Every time Spielberg tells a story, it shrivels up and dies. He is just like George Lucas.
Spielberg is not a director; Spielberg is a brand. The sheer volume of his production and iffy quality proves it.
He reminds of a Czech/American "author" who had a stable of writers churning books. At the end, the "author" would just read the final product, approve it, and placed his well known name to it.
It did not end well.
Kubrick wanted A.I. to be Spielberg's, "A Stanley Kubrick Production of a Steven Spielberg film," is how Stanley tried to sell it to him. He really genuinely felt that this suited Steven's sensibilities more so than his own.

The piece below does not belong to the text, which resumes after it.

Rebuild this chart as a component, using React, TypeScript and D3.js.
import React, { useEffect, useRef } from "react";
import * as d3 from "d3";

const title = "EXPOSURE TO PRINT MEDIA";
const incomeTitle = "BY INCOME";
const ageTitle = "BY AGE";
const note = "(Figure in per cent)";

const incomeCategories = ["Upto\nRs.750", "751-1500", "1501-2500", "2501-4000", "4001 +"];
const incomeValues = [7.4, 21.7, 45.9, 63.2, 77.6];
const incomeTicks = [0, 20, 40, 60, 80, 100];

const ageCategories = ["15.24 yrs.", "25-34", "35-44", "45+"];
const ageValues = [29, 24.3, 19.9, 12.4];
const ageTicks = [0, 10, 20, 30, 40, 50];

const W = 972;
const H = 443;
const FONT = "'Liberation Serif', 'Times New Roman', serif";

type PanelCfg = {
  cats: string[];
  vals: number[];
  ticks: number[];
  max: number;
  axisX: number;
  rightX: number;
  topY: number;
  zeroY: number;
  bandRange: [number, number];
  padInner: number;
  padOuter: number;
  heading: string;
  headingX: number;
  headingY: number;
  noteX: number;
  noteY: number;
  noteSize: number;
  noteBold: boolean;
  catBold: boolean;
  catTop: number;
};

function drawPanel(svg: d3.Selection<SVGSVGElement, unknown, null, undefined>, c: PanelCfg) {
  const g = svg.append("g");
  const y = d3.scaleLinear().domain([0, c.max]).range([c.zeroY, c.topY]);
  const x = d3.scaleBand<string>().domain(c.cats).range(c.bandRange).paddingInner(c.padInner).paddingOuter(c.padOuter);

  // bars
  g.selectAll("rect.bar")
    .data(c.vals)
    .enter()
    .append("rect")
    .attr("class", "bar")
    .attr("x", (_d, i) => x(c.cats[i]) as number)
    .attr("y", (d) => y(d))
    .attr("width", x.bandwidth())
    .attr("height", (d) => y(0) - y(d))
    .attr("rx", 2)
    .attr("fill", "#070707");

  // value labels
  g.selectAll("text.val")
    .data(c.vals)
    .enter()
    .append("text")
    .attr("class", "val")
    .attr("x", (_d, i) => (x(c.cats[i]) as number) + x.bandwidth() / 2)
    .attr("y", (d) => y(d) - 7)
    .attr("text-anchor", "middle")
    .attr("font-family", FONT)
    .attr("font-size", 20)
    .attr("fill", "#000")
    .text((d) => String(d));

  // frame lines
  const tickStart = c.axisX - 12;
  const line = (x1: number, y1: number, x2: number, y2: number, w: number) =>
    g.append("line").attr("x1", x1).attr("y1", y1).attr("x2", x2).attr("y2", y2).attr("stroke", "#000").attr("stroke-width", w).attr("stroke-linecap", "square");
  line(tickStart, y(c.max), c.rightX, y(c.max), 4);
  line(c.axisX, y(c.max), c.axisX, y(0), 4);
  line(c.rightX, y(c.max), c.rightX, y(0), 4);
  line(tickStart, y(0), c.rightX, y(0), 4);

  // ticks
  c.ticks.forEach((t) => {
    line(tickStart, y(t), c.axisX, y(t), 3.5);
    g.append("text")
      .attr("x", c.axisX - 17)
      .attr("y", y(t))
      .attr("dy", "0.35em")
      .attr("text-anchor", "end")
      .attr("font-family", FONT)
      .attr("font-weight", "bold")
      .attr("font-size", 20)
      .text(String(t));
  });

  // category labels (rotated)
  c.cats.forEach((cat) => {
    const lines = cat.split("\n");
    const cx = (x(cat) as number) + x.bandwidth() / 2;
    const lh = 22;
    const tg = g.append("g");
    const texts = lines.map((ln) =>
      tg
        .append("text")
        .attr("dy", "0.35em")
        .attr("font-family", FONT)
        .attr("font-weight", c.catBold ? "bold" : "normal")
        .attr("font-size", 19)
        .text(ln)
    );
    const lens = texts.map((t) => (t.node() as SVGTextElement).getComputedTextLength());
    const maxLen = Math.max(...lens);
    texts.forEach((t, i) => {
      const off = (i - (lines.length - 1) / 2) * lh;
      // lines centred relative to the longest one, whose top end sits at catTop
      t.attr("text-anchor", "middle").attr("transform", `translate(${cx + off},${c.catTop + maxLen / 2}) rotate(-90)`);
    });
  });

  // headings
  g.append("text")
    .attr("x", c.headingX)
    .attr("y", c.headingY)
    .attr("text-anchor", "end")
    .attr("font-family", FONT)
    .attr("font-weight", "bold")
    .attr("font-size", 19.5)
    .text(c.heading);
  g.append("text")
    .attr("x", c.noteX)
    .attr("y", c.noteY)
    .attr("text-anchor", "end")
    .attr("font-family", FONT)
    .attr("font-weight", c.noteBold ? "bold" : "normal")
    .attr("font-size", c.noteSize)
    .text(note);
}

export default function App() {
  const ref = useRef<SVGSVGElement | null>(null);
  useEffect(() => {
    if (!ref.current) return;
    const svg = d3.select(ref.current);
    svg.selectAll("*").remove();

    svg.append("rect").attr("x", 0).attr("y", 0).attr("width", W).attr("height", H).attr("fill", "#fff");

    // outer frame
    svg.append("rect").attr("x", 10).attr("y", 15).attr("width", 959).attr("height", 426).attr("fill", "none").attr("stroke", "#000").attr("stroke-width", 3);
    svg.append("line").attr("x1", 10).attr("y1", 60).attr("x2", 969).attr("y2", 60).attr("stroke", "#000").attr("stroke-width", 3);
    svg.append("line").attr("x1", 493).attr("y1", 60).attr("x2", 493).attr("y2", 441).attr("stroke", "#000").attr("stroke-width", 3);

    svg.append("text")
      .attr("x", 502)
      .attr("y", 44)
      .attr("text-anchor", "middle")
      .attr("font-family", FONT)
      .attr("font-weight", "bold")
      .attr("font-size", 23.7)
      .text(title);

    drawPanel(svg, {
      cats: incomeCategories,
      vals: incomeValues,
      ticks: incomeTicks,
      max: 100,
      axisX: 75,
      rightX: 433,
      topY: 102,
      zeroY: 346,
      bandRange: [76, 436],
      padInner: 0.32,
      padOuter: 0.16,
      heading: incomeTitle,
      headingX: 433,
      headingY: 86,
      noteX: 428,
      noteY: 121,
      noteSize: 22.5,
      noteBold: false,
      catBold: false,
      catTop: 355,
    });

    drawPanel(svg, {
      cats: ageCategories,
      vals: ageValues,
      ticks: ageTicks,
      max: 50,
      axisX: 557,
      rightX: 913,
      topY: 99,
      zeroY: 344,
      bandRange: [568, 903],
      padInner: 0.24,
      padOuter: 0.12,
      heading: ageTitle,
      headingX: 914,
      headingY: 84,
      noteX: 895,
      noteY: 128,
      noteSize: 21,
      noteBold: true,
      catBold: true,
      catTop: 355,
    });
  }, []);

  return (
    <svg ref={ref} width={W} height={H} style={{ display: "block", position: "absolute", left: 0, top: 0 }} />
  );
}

Jan Harlan (Kubrick's producer, and producer on AI), said that had Stanley lived to produce AI, he would very much have been a hands off producer, in that he would not have micro managed. He'd have let Spielberg make his own film.
So, I think we got a LOT more than "an echo" of what might have been.
Kubrick, in the end, got what he wanted, and the credits show it: "A Stanley Kubrick Production of a Steven Spielberg film."
That's Kubrick, word for word.
Out of respect for the master, Kubrick, A.I. should never be mentioned as only Spielberg's movie, but as an orphan he adopted and developed the best he could.